• [Data excerpt]:
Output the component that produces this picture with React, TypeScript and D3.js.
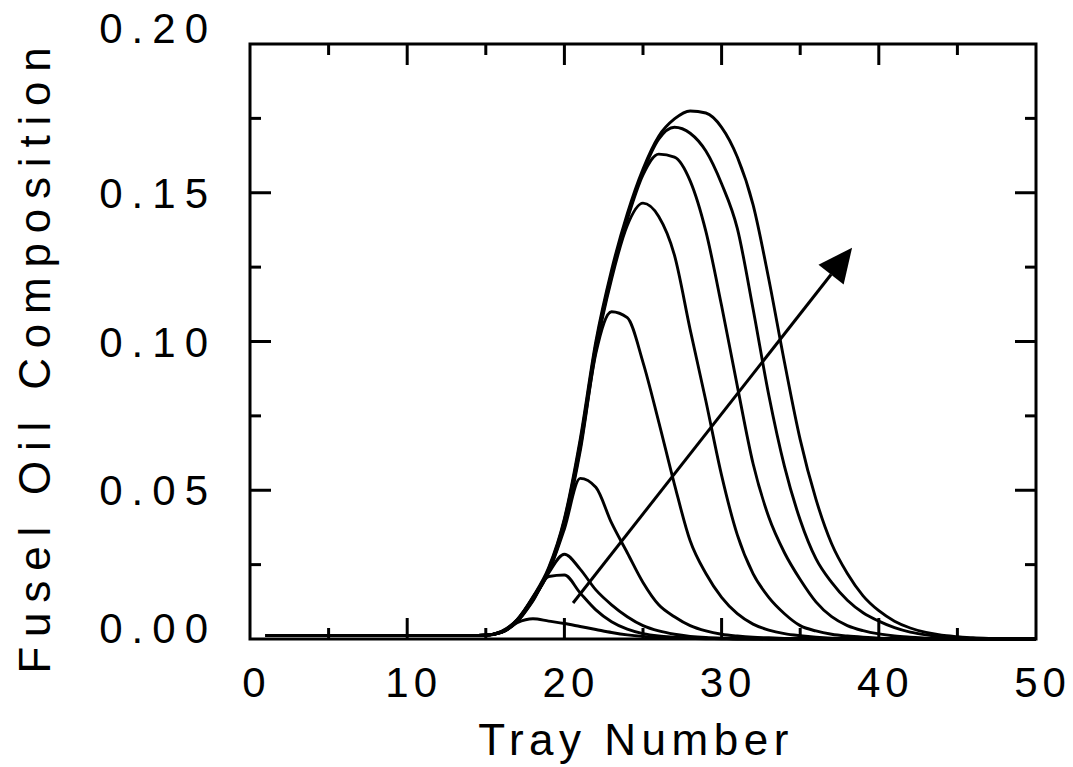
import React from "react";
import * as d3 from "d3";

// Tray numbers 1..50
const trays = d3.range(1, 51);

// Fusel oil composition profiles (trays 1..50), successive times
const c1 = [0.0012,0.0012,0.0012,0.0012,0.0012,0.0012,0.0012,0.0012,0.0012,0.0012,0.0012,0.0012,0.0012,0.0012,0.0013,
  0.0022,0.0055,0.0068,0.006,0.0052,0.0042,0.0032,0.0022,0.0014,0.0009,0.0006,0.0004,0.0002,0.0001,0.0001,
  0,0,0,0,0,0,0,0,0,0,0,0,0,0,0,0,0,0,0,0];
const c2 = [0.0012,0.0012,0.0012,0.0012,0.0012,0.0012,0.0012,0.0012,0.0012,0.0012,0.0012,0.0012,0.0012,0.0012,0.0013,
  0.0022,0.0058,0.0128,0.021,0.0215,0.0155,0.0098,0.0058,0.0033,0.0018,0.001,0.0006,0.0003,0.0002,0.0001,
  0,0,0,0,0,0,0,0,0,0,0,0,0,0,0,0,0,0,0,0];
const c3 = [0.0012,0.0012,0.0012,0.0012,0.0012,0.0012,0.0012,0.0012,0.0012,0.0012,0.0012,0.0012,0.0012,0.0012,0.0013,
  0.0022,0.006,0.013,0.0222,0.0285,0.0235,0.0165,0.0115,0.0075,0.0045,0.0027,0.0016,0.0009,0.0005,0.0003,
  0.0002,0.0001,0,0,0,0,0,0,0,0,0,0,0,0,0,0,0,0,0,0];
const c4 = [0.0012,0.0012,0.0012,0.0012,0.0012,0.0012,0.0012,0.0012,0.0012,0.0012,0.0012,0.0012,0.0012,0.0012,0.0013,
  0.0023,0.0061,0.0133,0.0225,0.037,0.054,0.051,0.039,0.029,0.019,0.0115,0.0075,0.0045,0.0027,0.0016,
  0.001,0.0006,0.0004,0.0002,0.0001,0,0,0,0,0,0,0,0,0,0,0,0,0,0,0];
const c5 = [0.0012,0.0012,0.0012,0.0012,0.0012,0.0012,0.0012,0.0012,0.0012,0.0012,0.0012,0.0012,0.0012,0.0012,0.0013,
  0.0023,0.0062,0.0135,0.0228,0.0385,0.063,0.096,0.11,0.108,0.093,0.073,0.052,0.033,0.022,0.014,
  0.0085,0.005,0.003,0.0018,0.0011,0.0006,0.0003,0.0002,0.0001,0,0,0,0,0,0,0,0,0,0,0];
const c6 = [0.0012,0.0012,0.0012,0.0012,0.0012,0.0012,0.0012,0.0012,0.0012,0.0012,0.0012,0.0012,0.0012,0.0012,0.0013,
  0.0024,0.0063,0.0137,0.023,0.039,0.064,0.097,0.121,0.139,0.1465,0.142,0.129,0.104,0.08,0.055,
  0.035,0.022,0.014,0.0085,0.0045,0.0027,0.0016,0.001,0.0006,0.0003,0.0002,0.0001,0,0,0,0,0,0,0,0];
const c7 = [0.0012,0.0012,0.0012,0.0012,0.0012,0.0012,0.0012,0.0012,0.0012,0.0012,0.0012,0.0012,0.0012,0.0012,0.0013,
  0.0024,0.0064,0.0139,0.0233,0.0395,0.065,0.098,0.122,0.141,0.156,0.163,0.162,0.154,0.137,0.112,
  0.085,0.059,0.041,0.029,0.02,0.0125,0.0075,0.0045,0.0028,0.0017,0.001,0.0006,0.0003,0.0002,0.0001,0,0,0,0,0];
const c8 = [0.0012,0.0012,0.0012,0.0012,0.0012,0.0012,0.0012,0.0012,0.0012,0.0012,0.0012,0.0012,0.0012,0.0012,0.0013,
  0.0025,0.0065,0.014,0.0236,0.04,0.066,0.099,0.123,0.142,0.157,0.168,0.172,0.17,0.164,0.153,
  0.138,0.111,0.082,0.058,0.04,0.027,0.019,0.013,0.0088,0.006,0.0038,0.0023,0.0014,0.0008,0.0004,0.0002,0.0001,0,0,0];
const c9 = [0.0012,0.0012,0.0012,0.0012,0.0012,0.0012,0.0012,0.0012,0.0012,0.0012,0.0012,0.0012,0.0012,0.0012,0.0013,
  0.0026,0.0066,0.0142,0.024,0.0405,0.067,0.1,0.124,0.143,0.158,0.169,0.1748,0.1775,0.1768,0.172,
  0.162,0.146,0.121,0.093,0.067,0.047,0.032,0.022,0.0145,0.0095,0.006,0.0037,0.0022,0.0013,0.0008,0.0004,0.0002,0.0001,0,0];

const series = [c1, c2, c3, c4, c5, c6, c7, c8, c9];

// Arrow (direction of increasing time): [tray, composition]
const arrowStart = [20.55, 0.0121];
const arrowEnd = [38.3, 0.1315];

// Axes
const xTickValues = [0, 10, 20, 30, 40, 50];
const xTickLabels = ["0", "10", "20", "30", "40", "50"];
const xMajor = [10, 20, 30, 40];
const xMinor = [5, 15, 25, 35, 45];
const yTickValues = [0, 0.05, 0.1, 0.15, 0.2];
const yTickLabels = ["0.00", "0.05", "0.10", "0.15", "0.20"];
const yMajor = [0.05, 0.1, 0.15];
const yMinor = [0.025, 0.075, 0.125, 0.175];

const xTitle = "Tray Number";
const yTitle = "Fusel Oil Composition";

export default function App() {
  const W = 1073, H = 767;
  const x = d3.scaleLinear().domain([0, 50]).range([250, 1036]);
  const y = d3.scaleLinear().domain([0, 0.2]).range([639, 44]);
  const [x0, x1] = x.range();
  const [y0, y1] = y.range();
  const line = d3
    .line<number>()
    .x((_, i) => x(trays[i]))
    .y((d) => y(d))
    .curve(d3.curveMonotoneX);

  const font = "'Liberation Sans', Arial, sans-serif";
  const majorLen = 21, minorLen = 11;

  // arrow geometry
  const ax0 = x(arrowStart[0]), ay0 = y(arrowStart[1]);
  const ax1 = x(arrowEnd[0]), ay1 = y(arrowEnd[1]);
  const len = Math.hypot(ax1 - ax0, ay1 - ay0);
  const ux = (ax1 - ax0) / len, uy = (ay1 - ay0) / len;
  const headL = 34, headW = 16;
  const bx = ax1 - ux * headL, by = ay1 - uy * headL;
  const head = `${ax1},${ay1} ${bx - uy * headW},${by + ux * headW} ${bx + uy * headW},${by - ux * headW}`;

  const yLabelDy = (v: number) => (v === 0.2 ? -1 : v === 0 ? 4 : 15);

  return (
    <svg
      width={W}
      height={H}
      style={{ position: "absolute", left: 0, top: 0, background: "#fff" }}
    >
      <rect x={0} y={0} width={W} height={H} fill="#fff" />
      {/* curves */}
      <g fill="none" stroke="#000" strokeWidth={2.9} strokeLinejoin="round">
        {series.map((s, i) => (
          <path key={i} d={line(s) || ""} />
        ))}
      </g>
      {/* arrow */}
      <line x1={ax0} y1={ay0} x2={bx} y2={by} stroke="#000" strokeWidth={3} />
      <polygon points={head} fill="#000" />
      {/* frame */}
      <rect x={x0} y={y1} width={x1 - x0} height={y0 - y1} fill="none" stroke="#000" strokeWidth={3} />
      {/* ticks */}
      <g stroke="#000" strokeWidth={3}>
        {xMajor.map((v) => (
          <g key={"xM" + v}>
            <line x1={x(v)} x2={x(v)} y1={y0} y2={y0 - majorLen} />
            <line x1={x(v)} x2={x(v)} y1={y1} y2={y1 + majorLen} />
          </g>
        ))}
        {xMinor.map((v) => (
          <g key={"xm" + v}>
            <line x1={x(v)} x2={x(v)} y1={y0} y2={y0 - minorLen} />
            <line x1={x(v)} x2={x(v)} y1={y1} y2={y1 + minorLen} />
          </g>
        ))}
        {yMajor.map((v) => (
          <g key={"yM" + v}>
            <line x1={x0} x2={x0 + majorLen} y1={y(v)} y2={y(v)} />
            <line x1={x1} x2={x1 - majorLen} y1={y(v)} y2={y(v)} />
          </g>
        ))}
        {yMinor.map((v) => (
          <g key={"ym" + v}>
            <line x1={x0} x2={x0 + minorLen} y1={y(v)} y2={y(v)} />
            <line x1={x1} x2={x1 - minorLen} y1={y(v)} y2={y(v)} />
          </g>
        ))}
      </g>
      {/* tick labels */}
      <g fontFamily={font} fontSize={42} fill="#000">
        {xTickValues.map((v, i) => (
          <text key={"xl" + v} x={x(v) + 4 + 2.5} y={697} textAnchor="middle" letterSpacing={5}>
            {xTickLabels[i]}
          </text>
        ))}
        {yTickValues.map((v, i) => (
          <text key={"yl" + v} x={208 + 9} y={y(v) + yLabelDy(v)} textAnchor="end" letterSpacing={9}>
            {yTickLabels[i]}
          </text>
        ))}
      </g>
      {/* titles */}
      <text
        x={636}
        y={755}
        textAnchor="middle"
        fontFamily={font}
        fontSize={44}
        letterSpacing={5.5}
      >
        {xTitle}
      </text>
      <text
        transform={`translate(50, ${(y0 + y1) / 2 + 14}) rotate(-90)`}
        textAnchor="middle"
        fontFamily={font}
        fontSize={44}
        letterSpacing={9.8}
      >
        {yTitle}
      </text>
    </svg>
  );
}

• [Set problem]: Repeat exactly and only the lines from the start of the data above through the line that holds "const trays = d3.range(1, 51);", inclusive. Pictures do not belong in the copy.

• [Solution to this exercise]:
Output the component that produces this picture with React, TypeScript and D3.js.
import React from "react";
import * as d3 from "d3";

// Tray numbers 1..50
const trays = d3.range(1, 51);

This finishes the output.